# Work to complete
Find and copy each line of the records where the string "this" shows up.

# Source material
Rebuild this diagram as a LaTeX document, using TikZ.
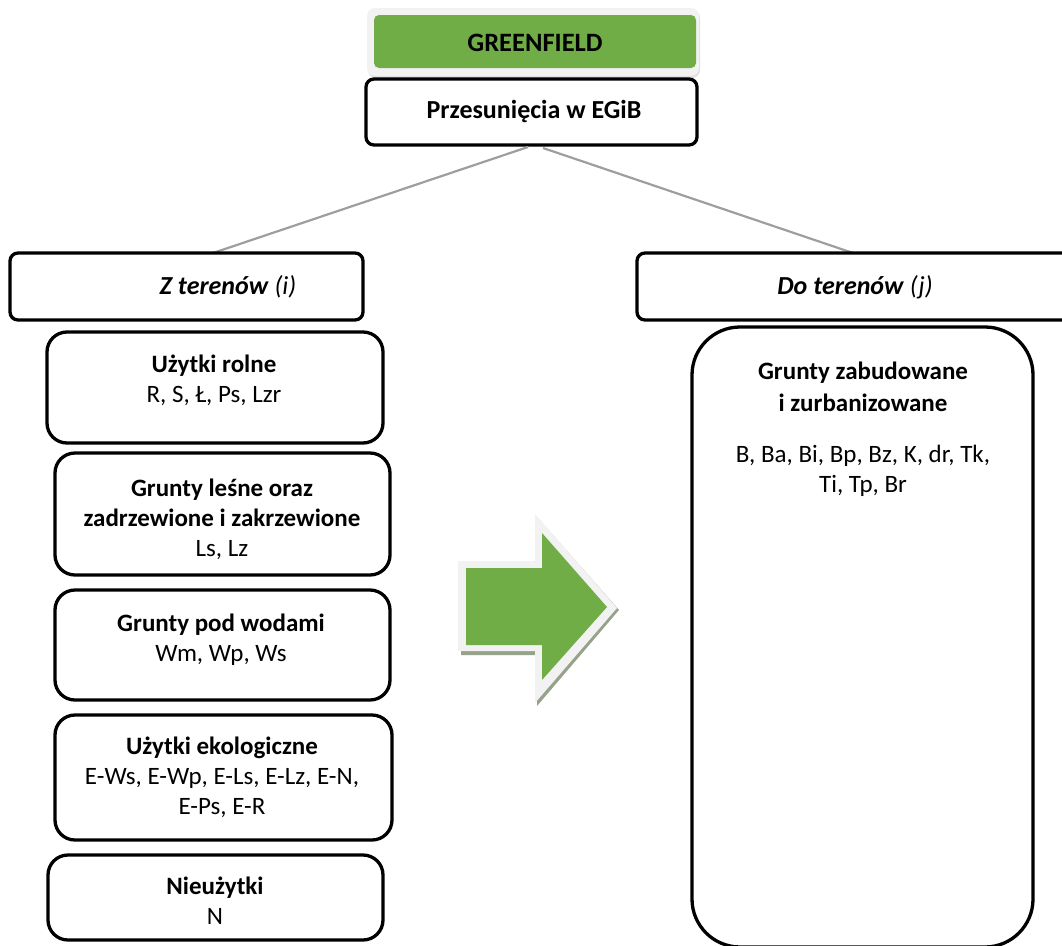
\documentclass[tikz,border=0pt]{standalone}
\usepackage{fontspec}
\setmainfont{Carlito}
\definecolor{gfgreen}{RGB}{112,173,71}
\definecolor{shadowgg}{RGB}{150,162,138}
\begin{document}
\begin{tikzpicture}[x=1pt,y=-1pt,
  box/.style={draw=black,line width=3.3pt,fill=white,inner sep=0pt},
  txt/.style={align=center,inner sep=0pt,font=\fontsize{25}{30}\selectfont},
  link/.style={draw=black!38,line width=2.2pt}]
\useasboundingbox (0,0) rectangle (1062,945);
% GREENFIELD
\node[fill=black!12,rounded corners=8pt,minimum width=332pt,minimum height=68pt,inner sep=0pt] (gfsh) at (534,44) {};
\node[fill=black!5,rounded corners=8pt,minimum width=332pt,minimum height=68pt,inner sep=0pt] (gfo) at (533,42) {};
\node[fill=gfgreen,rounded corners=5pt,minimum width=322pt,minimum height=53pt,inner sep=0pt] (gf) at (535,41.5) {};
\node[txt,font=\fontsize{26.5}{30}\selectfont\bfseries] (gft) at (535,43) {GREENFIELD};
% Przesuniecia
\node[box,rounded corners=8pt,minimum width=331pt,minimum height=66pt] (pr) at (531.5,112) {};
\node[txt,font=\fontsize{26}{30}\selectfont\bfseries] (prt) at (534,111) {Przesunięcia w EGiB};
% connectors
\coordinate (pl) at (528,147);
\coordinate (pr2) at (543,148);
\coordinate (zl) at (213,253);
\coordinate (dr) at (853,253);
\draw[link] (pl) -- (zl);
\draw[link] (pr2) -- (dr);
% Z terenow / Do terenow
\node[box,rounded corners=8pt,minimum width=353pt,minimum height=67pt] (zt) at (186.5,286.5) {};
\node[txt,font=\fontsize{26}{30}\selectfont] (ztt) at (228,287) {\textbf{\textit{Z terenów}} \textit{(i)}};
\node[box,rounded corners=8pt,minimum width=440pt,minimum height=67pt] (dt) at (857,286.5) {};
\node[txt,font=\fontsize{26}{30}\selectfont] (dtt) at (855,287) {\textbf{\textit{Do terenów}} \textit{(j)}};
% left boxes
\node[box,rounded corners=20pt,minimum width=336pt,minimum height=111pt] (b1) at (215,387.5) {};
\node[txt] (t1) at (214,380) {\textbf{Użytki rolne}\\R, S, Ł, Ps, Lzr};
\node[box,rounded corners=20pt,minimum width=335pt,minimum height=122pt] (b2) at (222.5,514) {};
\node[txt] (t2) at (222,519) {\textbf{Grunty leśne oraz}\\\textbf{zadrzewione i zakrzewione}\\Ls, Lz};
\node[box,rounded corners=20pt,minimum width=335pt,minimum height=110pt] (b3) at (222.5,645) {};
\node[txt] (t3) at (221,640) {\textbf{Grunty pod wodami}\\Wm, Wp, Ws};
\node[box,rounded corners=20pt,minimum width=337pt,minimum height=125pt] (b4) at (223.5,777.5) {};
\node[txt] (t4) at (222,777) {\textbf{Użytki ekologiczne}\\E-Ws, E-Wp, E-Ls, E-Lz, E-N,\\E-Ps, E-R};
\node[box,rounded corners=20pt,minimum width=335pt,minimum height=85pt] (b5) at (215.5,897.5) {};
\node[txt] (t5) at (215,901) {\textbf{Nieużytki}\\N};
% right big box
\node[box,rounded corners=48pt,minimum width=341pt,minimum height=620pt] (big) at (862.5,637) {};
\node[txt] (tb1) at (863,387) {\textbf{Grunty zabudowane}\\[2pt]\textbf{i zurbanizowane}};
\node[txt] (tb2) at (863,471) {B, Ba, Bi, Bp, Bz, K, dr, Tk,\\Ti, Tp, Br};
% arrow
\fill[shadowgg] (461,565) -- (537,565) -- (537,517) -- (619,610) -- (537,706) -- (537,655) -- (461,655) -- cycle;
\fill[black!5] (458,561) -- (535,561) -- (535,514) -- (617,608) -- (535,703) -- (535,651) -- (458,651) -- cycle;
\fill[gfgreen] (466,568) -- (542,568) -- (542,533) -- (607,607) -- (542,680) -- (542,645) -- (466,645) -- cycle;
\end{tikzpicture}
\end{document}
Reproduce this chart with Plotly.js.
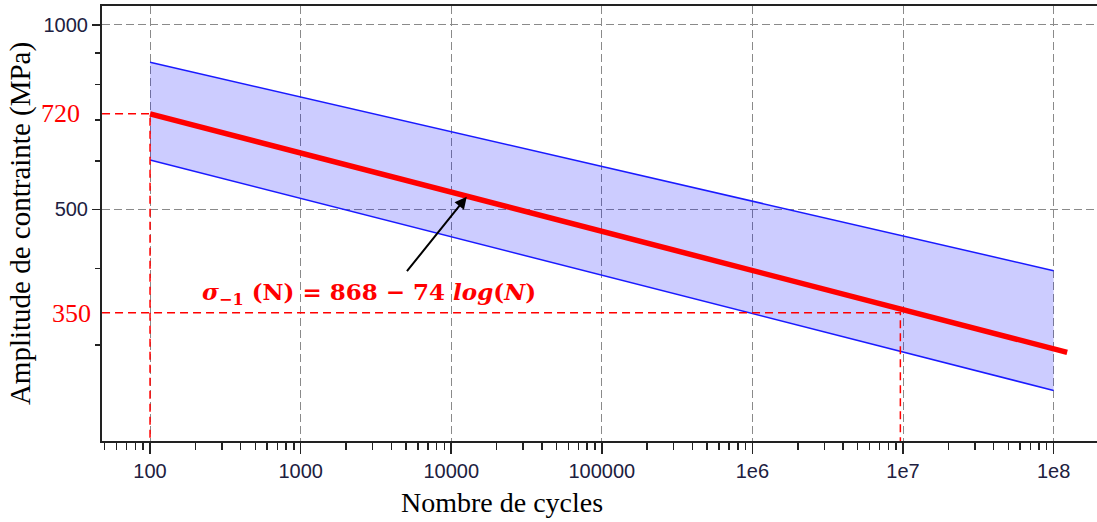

# Task result
Rebuild this diagram as a LaTeX document, using TikZ.
Reproduce this chart with Plotly.js.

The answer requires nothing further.